More than 250 investors have committed to a relaunched version of the Net Zero Asset Managers (NZAM) initiative today.
The United Nations-backed body has reinvented itself after a year-long hiatus, during which it consulted with its members about how it could remain viable.
While NZAM attracted more than 330 members at its height, it has more recently faced mass departures as asset managers grapple with the political and economic realities of meeting net zero by 2050.
A number of large global investors have been accused by US Republicans of breaching their fiduciary duties by pursuing decarbonisation, and governments in many key markets have failed to introduce the policy measures that were anticipated to make investing in the climate transition financially viable.
Earlier this month, more than 50 asset owners issued a public statement calling on their managers to stick with NZAM despite the headwinds.
Now, the initiative has officially been relaunched and has retained most of its members.
More than 250 investment houses have signed up to a commitment statement in which they “acknowledge that the physical consequences of climate change are being experienced, are disruptive and are having significant direct and indirect economic costs, which are projected to increase if not effectively addressed”.
“As an asset manager, we recognise our fiduciary duties to consider how the financial risks and opportunities presented by climate change may impact client investment outcomes,” read the statement.

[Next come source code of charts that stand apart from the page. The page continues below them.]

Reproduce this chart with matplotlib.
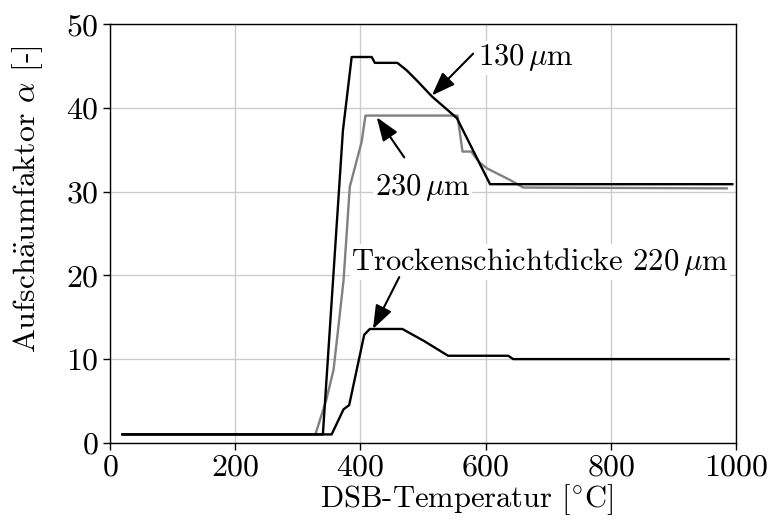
import matplotlib
matplotlib.use("Agg")
import matplotlib.pyplot as plt

plt.rcParams["font.family"] = ["cmr10", "DejaVu Serif"]
plt.rcParams["mathtext.fontset"] = "cm"
plt.rcParams["axes.formatter.use_mathtext"] = True
plt.rcParams["axes.unicode_minus"] = False

# Foaming factor vs. DSB temperature for three dry film thicknesses
t_130 = [20, 340, 372, 386, 418, 423, 459, 474, 490, 514, 554, 607, 994]
a_130 = [1.0, 1.0, 37.3, 46.1, 46.1, 45.4, 45.4, 44.5, 43.3, 41.4, 38.8, 30.9, 30.9]

t_230 = [20, 328, 345, 357, 365, 373, 383, 395, 402, 408, 555, 563, 577,
         590, 602, 623, 639, 660, 985]
a_230 = [1.0, 1.0, 5.0, 8.7, 14.0, 19.4, 30.6, 34.0, 36.0, 39.1, 39.1, 34.8,
         34.8, 33.5, 32.8, 32.0, 31.4, 30.5, 30.4]

t_220 = [20, 354, 373, 382, 406, 415, 467, 503, 516, 540, 636, 644, 988]
a_220 = [1.0, 1.0, 4.0, 4.5, 12.9, 13.6, 13.6, 12.1, 11.5, 10.4, 10.4, 10.0, 10.0]

x_ticks = [0, 200, 400, 600, 800, 1000]
y_ticks = [0, 10, 20, 30, 40, 50]

fig = plt.figure(figsize=(7.71, 5.24), dpi=100)
ax = fig.add_axes([0.1427, 0.155, 0.812, 0.7985])

ax.grid(True, color="#cccccc", lw=1.0)
ax.set_axisbelow(True)

ax.plot(t_230, a_230, color="#808080", lw=1.7, zorder=3)
ax.plot(t_130, a_130, color="black", lw=1.7, zorder=4)
ax.plot(t_220, a_220, color="black", lw=1.7, zorder=4)

ax.set_xlim(0, 1000)
ax.set_ylim(0, 50)
ax.set_xticks(x_ticks)
ax.set_yticks(y_ticks)
ax.tick_params(direction="out", length=5, width=1, labelsize=23, pad=3)
for s in ax.spines.values():
    s.set_linewidth(1.0)

ax.set_xlabel("DSB-Temperatur [$^{\\circ}$C]", fontsize=22, labelpad=0)
ax.xaxis.set_label_coords(0.57, -0.095)
ax.set_ylabel("Aufsch$\\ddot{\\mathrm{a}}$umfaktor $\\alpha$ [-]", fontsize=23)
ax.yaxis.set_label_coords(-0.104, 0.582)

arrow = dict(arrowstyle="-|>,head_length=0.6,head_width=0.22", color="black",
             lw=1.5, mutation_scale=24, shrinkA=0, shrinkB=0)
box = dict(facecolor="white", edgecolor="none", pad=1)

ax.annotate("", xy=(514, 41.5), xytext=(580, 46.5), arrowprops=arrow, zorder=6)
ax.text(588, 46.0, "130$\\,\\mu$m", fontsize=22, ha="left", va="center",
        bbox=box, zorder=5)

ax.annotate("", xy=(426, 38.9), xytext=(470, 34.1), arrowprops=arrow, zorder=6)
ax.text(423, 30.5, "230$\\,\\mu$m", fontsize=22, ha="left", va="center",
        bbox=box, zorder=5)

ax.annotate("", xy=(420, 13.6), xytext=(462, 19.8), arrowprops=arrow, zorder=6)
ax.text(385, 21.6, "Trockenschichtdicke 220$\\,\\mu$m", fontsize=22,
        ha="left", va="center", bbox=box, zorder=5)

fig.savefig("out.png", dpi=100)
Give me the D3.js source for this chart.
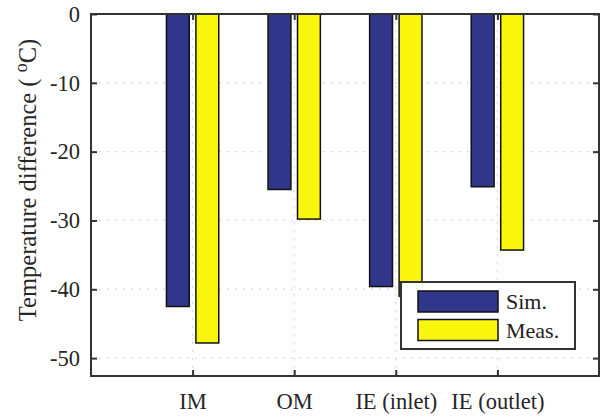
<!DOCTYPE html>
<html>
<head>
<meta charset="utf-8">
<script src="https://cdn.jsdelivr.net/npm/d3@7"></script>
<style>
  body { margin: 0; background: #fff; }
  svg { display: block; font-family: "Liberation Serif", "Times New Roman", serif; }
</style>
</head>
<body>
<svg width="601" height="417"></svg>
<script>
const categories = ["IM", "OM", "IE (inlet)", "IE (outlet)"];
const simValues = [-42.5, -25.5, -39.6, -25.1];
const measValues = [-47.8, -29.8, -41.0, -34.3];
const yTicks = [0, -10, -20, -30, -40, -50];
const seriesNames = ["Sim.", "Meas."];
const seriesColors = ["#30368a", "#f9f50c"];

const svg = d3.select("svg");
const m = { left: 91, right: 599, top: 14, bottom: 376 };

const x = d3.scaleLinear().domain([0, 5]).range([m.left, m.right]);
const y = d3.scaleLinear().domain([-52.6, 0]).range([m.bottom, m.top]);

const barW = 0.225, off = 0.145;

// grid
const grid = svg.append("g")
  .attr("stroke", "#cfcfcf")
  .attr("stroke-width", 1.2)
  .attr("stroke-dasharray", "1.5,6.5");
grid.selectAll(".gy").data(yTicks.slice(1)).enter()
  .append("line")
  .attr("x1", m.left).attr("x2", m.right)
  .attr("y1", d => y(d)).attr("y2", d => y(d));
grid.selectAll(".gx").data(categories).enter()
  .append("line")
  .attr("x1", (d, i) => x(i + 1)).attr("x2", (d, i) => x(i + 1))
  .attr("y1", m.top).attr("y2", m.bottom);

// bars
const series = [simValues, measValues];
series.forEach((vals, s) => {
  svg.append("g").selectAll("rect")
    .data(vals).enter()
    .append("rect")
    .attr("x", (d, i) => x(i + 1 + (s === 0 ? -off : off) - barW / 2))
    .attr("width", x(barW) - x(0))
    .attr("y", y(0))
    .attr("height", d => y(d) - y(0))
    .attr("fill", seriesColors[s])
    .attr("stroke", "#111")
    .attr("stroke-width", 1.5);
});

// axes
const yAxis = d3.axisLeft(y).tickValues(yTicks).tickSize(-6).tickPadding(11)
  .tickFormat(d => String(d));
const yAxisR = d3.axisRight(y).tickValues(yTicks).tickSize(-6).tickFormat("");
const xAxis = d3.axisBottom(x).tickValues([1, 2, 3, 4]).tickSize(-6).tickPadding(17)
  .tickFormat(d => categories[d - 1]);
const xAxisT = d3.axisTop(x).tickValues([1, 2, 3, 4]).tickSize(-6).tickFormat("");

function style(g) {
  g.select(".domain").remove();
  g.selectAll(".tick line").attr("stroke", "#333").attr("stroke-width", 2);
  g.selectAll("text").attr("fill", "#262626").style("font-size", "22.5px")
    .style("font-family", "'Liberation Serif', serif");
}
svg.append("g").attr("transform", `translate(${m.left},0)`).call(yAxis).call(style);
svg.append("g").attr("transform", `translate(${m.right},0)`).call(yAxisR).call(style);
svg.append("g").attr("transform", `translate(0,${m.bottom})`).call(xAxis).call(style);
svg.append("g").attr("transform", `translate(0,${m.top})`).call(xAxisT).call(style);

svg.append("rect")
  .attr("x", m.left).attr("y", m.top)
  .attr("width", m.right - m.left).attr("height", m.bottom - m.top)
  .attr("fill", "none").attr("stroke", "#333").attr("stroke-width", 2);

// y label
const lab = svg.append("text")
  .attr("transform", "translate(36,180) rotate(-90)")
  .attr("text-anchor", "middle")
  .attr("fill", "#262626")
  .style("font-size", "24.5px")
  .style("white-space", "pre");
lab.append("tspan").text("Temperature difference ( ");
lab.append("tspan").attr("dy", -9).style("font-size", "18px").text("o");
lab.append("tspan").attr("dy", 9).text("C)");

// legend
const lg = svg.append("g").attr("transform", "translate(401,282)");
lg.append("rect").attr("width", 174).attr("height", 67)
  .attr("fill", "#fff").attr("stroke", "#333").attr("stroke-width", 2);
seriesNames.forEach((n, i) => {
  lg.append("rect").attr("x", 17).attr("y", 9 + i * 28.5)
    .attr("width", 80).attr("height", 21)
    .attr("fill", seriesColors[i]).attr("stroke", "#111").attr("stroke-width", 1.5);
  lg.append("text").attr("x", 105).attr("y", 27 + i * 28.5)
    .attr("fill", "#222").style("font-size", "22px").text(n);
});
</script>
</body>
</html>
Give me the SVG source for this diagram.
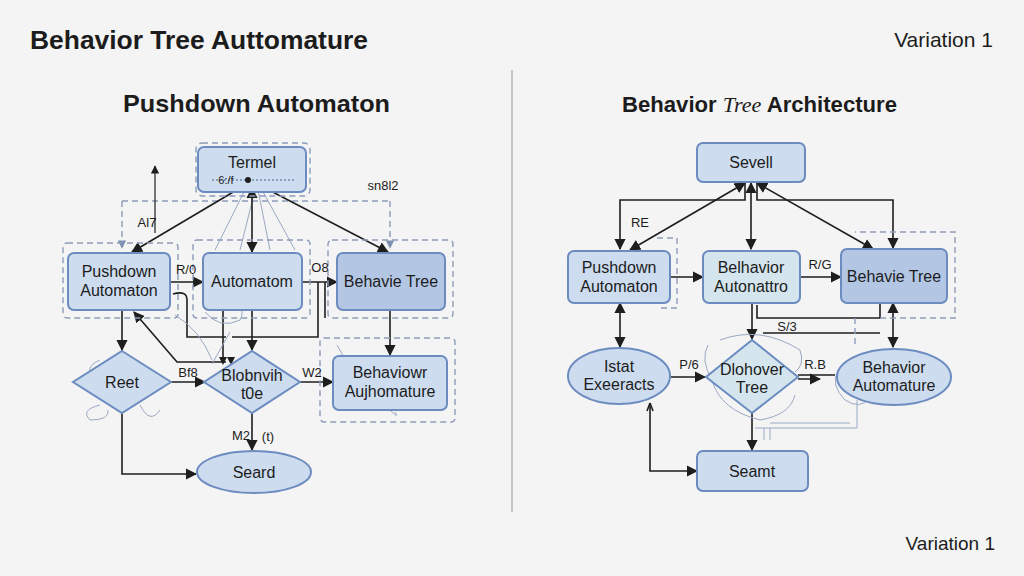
<svg xmlns="http://www.w3.org/2000/svg" width="1024" height="576" viewBox="0 0 1024 576">
<defs>
<marker id="ah" viewBox="0 0 10 10" refX="9" refY="5" markerWidth="7" markerHeight="7" orient="auto-start-reverse"><path d="M0,0 L10,5 L0,10 z" fill="#1e1e1e"/></marker>
<marker id="ahg" viewBox="0 0 10 10" refX="9" refY="5" markerWidth="6" markerHeight="6" orient="auto-start-reverse"><path d="M0,0 L10,5 L0,10 z" fill="#7d8fb0"/></marker>
</defs>
<style>
text{font-family:"Liberation Sans",Arial,sans-serif;fill:#1c1c1c}
.n{fill:#cddcef;stroke:#6c8cc0;stroke-width:2}
.nd{fill:#b3c6e4;stroke:#6c8cc0;stroke-width:2}
.nl{fill:#d5e5ee;stroke:#6c8cc0;stroke-width:2}
.t{font-size:16px;text-anchor:middle}
.c{fill:none;stroke:#1e1e1e;stroke-width:1.6}
.a{marker-end:url(#ah)}
.b{marker-start:url(#ah);marker-end:url(#ah)}
.d{fill:none;stroke:#8d9cb8;stroke-width:1.4;stroke-dasharray:6 4}
.f{fill:none;stroke:#9aa8c4;stroke-width:1}
.l{font-size:13px;text-anchor:middle}
</style>
<rect width="1024" height="576" fill="#f4f4f4"/>
<text x="30" y="49" font-size="26" font-weight="bold" textLength="338" lengthAdjust="spacingAndGlyphs">Behavior Tree Auttomature</text>
<text x="993" y="47" font-size="21" text-anchor="end">Variation 1</text>
<text x="995" y="550" font-size="19" text-anchor="end">Variation 1</text>
<line x1="512" y1="70" x2="512" y2="512" stroke="#c4c4c4" stroke-width="2"/>
<text x="123" y="112" font-size="24" font-weight="bold" textLength="267" lengthAdjust="spacingAndGlyphs">Pushdown Automaton</text>
<text x="622" y="112" font-size="22" font-weight="bold" textLength="275" lengthAdjust="spacingAndGlyphs">Behavior <tspan font-style="italic" font-family="Liberation Serif" font-weight="normal">Tree</tspan> Architecture</text>

<g id="connectors">
<!-- left panel -->
<path class="d" d="M122,201 H390"/>
<path class="d" d="M122,201 V248" marker-end="url(#ahg)"/>
<path class="d" d="M390,201 V248" marker-end="url(#ahg)"/>
<path class="f" d="M245,190 L215,250 M255,190 L240,250 M262,190 L295,250 M258,190 L270,250"/>
<line class="c a" x1="155" y1="233" x2="155" y2="166" style="stroke-width:1.2"/>
<line class="c a" x1="240" y1="188" x2="132" y2="252"/>
<line class="c b" x1="252" y1="188" x2="252" y2="252"/>
<line class="c a" x1="265" y1="188" x2="388" y2="252"/>
<line class="c a" x1="170" y1="282" x2="203" y2="282"/>
<line class="c a" x1="302" y1="282" x2="337" y2="282"/>
<path class="c" d="M173,294 Q187,290 187,300 V337 H226 M232,337 H318 V282"/>
<path class="c" d="M325,282 V318"/>
<line class="c a" x1="122" y1="310" x2="122" y2="350"/>
<line class="c a" x1="252" y1="310" x2="252" y2="350"/>
<line class="c a" x1="390" y1="310" x2="390" y2="355"/>
<path class="c" d="M226,362 H177 L134,312" marker-end="url(#ah)"/>
<path class="c" d="M223,310 V362"/>
<path d="M219,357 L227,357 L223,365 z M227,357 L235,357 L231,365 z" fill="#1e1e1e"/>
<line class="c a" x1="170" y1="382" x2="205" y2="382"/>
<line class="c a" x1="300" y1="382" x2="333" y2="382"/>
<path class="c a" d="M122,413 V474 H196"/>
<line class="c a" x1="252" y1="413" x2="252" y2="450"/>
<path class="f" d="M230,332 L212,364 M175,315 Q200,330 212,360"/>
<path class="f" d="M100,360 Q88,365 90,372 M100,405 Q80,410 90,420 Q110,420 108,410 M140,405 Q150,425 160,410"/>
<path class="f" d="M337,345 Q360,390 390,410 Q400,420 395,412"/>
<path class="f" d="M205,312 Q220,330 240,320 Q245,312 238,305"/>

<!-- right panel -->
<line class="c b" x1="745" y1="183" x2="630" y2="250"/>
<line class="c b" x1="751" y1="183" x2="751" y2="249"/>
<line class="c b" x1="757" y1="183" x2="873" y2="249"/>
<path class="c a" d="M745,183 V200 H620 V249"/>
<path class="c a" d="M757,183 V200 H893 V248"/>
<line class="c a" x1="670" y1="277" x2="703" y2="277"/>
<line class="c a" x1="800" y1="277" x2="841" y2="277"/>
<line class="c b" x1="620" y1="303" x2="620" y2="347"/>
<line class="c b" x1="893" y1="303" x2="893" y2="347"/>
<line class="c a" x1="752" y1="303" x2="752" y2="339"/>
<path class="c" d="M757,305 V318 H880 V303"/>
<path class="c" d="M763,333 H880"/>
<path class="d" d="M880,318 H955 V232 H855 M855,318 V346"/>
<path class="d" d="M657,238 H677 V308 H657"/>
<line class="c a" x1="671" y1="377" x2="705" y2="377"/>
<path class="c a" d="M798,375 H835 M798,379 H820"/>
<line class="c a" x1="752" y1="413" x2="752" y2="450"/>
<path class="c a" d="M650,403 V471 H697"/>
<path class="c" d="M650,403 l-3,8 M650,403 l3,8"/>
<path class="f" d="M857,400 V428 H755 M850,423 H770" stroke="#8ea2c8"/>
<path class="f" d="M770,428 V440 M764,428 V440"/>
<path class="f" d="M708,345 Q700,360 712,380 Q720,410 760,420 Q790,415 795,395 M720,340 Q760,325 800,350 Q805,365 795,372"/>
<path class="f" d="M838,370 Q830,385 845,400 Q860,410 870,398"/>
</g>

<g id="n-termel">
<rect x="196" y="143" width="114" height="53" rx="6" class="d"/>
<rect x="198" y="147" width="108" height="45" rx="6" class="n"/>
<text x="252" y="168" class="t">Termel</text>
<path d="M212,180 H295" stroke="#4a5f88" stroke-width="1.2" stroke-dasharray="2 2"/>
<text x="226" y="184" font-size="11" text-anchor="middle">6:/f</text>
<circle cx="248" cy="180" r="3" fill="#1e1e1e"/>
</g>
<g id="n-pushdown-l">
<rect x="63" y="243" width="115" height="75" rx="4" class="d"/>
<rect x="68" y="253" width="102" height="57" rx="6" class="n"/>
<text x="119" y="277" class="t">Pushdown</text>
<text x="119" y="296" class="t">Automaton</text>
</g>
<g id="n-automaton">
<rect x="193" y="240" width="117" height="78" rx="4" class="d"/>
<rect x="203" y="253" width="99" height="57" rx="6" class="n"/>
<text x="252" y="287" class="t">Automatom</text>
</g>
<g id="n-behavie-l">
<rect x="328" y="240" width="125" height="78" rx="4" class="d"/>
<rect x="337" y="253" width="108" height="57" rx="6" class="nd"/>
<text x="391" y="287" class="t" font-size="15">Behavie Tree</text>
</g>
<g id="n-reet">
<polygon points="122,351 171,382 122,413 73,382" class="n"/>
<text x="122" y="388" class="t">Reet</text>
</g>
<g id="n-blob">
<polygon points="252,351 300,382 252,413 204,382" class="n"/>
<text x="252" y="381" class="t" font-size="15">Blobnvih</text>
<text x="252" y="399" class="t" font-size="15">t0e</text>
</g>
<g id="n-behaviour-auto">
<rect x="320" y="338" width="135" height="84" rx="4" class="d"/>
<rect x="333" y="356" width="114" height="54" rx="6" class="n"/>
<text x="390" y="378" class="t">Behaviowr</text>
<text x="390" y="397" class="t">Aujhomature</text>
</g>
<g id="n-seard">
<ellipse cx="254" cy="472" rx="57" ry="21" class="n"/>
<text x="254" y="478" class="t">Seard</text>
</g>

<g id="n-sevell">
<rect x="697" y="143" width="108" height="39" rx="6" class="n"/>
<text x="751" y="168" class="t">Sevell</text>
</g>
<g id="n-pushdown-r">
<rect x="568" y="251" width="102" height="52" rx="6" class="n"/>
<text x="619" y="273" class="t">Pushdown</text>
<text x="619" y="292" class="t">Automaton</text>
</g>
<g id="n-behavior-auto-r">
<rect x="703" y="251" width="97" height="52" rx="6" class="nl"/>
<text x="751" y="273" class="t">Belhavior</text>
<text x="751" y="292" class="t">Autonattro</text>
</g>
<g id="n-behavie-r">
<rect x="841" y="249" width="106" height="54" rx="6" class="nd"/>
<text x="894" y="282" class="t" font-size="15">Behavie Tree</text>
</g>
<g id="n-istat">
<ellipse cx="619" cy="376" rx="51" ry="28" class="n"/>
<text x="619" y="372" class="t">Istat</text>
<text x="619" y="390" class="t">Exeeracts</text>
</g>
<g id="n-dlohover">
<polygon points="752,340 798,377 752,413 706,377" class="nl"/>
<text x="752" y="375" class="t" font-size="15">Dlohover</text>
<text x="752" y="393" class="t" font-size="15">Tree</text>
</g>
<g id="n-behavior-auto-e">
<ellipse cx="894" cy="377" rx="57" ry="28" class="n"/>
<text x="894" y="373" class="t">Behavior</text>
<text x="894" y="391" class="t">Automature</text>
</g>
<g id="n-seamt">
<rect x="697" y="451" width="111" height="40" rx="6" class="n"/>
<text x="752" y="477" class="t">Seamt</text>
</g>

<g id="labels">
<text x="147" y="227" class="l">Al7</text>
<text x="383" y="190" class="l" font-size="11" fill="#555">sn8l2</text>
<text x="186" y="274" class="l">R/0</text>
<text x="320" y="272" class="l">O8</text>
<text x="188" y="377" class="l">Bf8</text>
<text x="312" y="377" class="l">W2</text>
<text x="241" y="440" class="l">M2</text>
<text x="268" y="441" class="l">(t)</text>
<text x="640" y="227" class="l">RE</text>
<text x="820" y="269" class="l">R/G</text>
<text x="787" y="331" class="l">S/3</text>
<text x="689" y="369" class="l">P/6</text>
<text x="815" y="369" class="l">R.B</text>
</g>
</svg>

“In addition, we recognise that as asset managers we are able to support our clients through, for example, the development of investment products, the provision of data and information, and education and capacity-building on the financial implications of climate change.”
Citing the Paris Agreement, members must “commit to support investing aligned with the global goal of net zero greenhouse gas emissions”.
Compared with the previous version, the statement puts more emphasis on differing client demands and the role of other actors – such as policymakers, regulators and portfolio companies – in making the commitments viable.
But, when they can, NZAM members commit to providing clients with “information to help them understand and act on climate-related financial risks and opportunities”, and supporting them to deliver on their climate goals through asset allocation decisions.
They must set near-term climate targets consistent with the net zero, and review them periodically.
They also commit to implement stewardship strategies to steer portfolio companies, and engage with investment consultants, data providers, index providers, stock exchanges, ratings agencies and others to encourage the development of products and services that support these objectives.
On policy advocacy, the new statement commits its members not to “undermine” NZAM’s goals through their broader lobbying efforts.
And finally, asset managers must disclose a plan for implementing their commitments, and report annually on the actions they have taken and any outcomes they’ve secured.
“The strong investor backing for NZAM signals that asset managers around the world continue to recognise and take steps to address climate-related financial risks and opportunities,” the initiative said in a statement.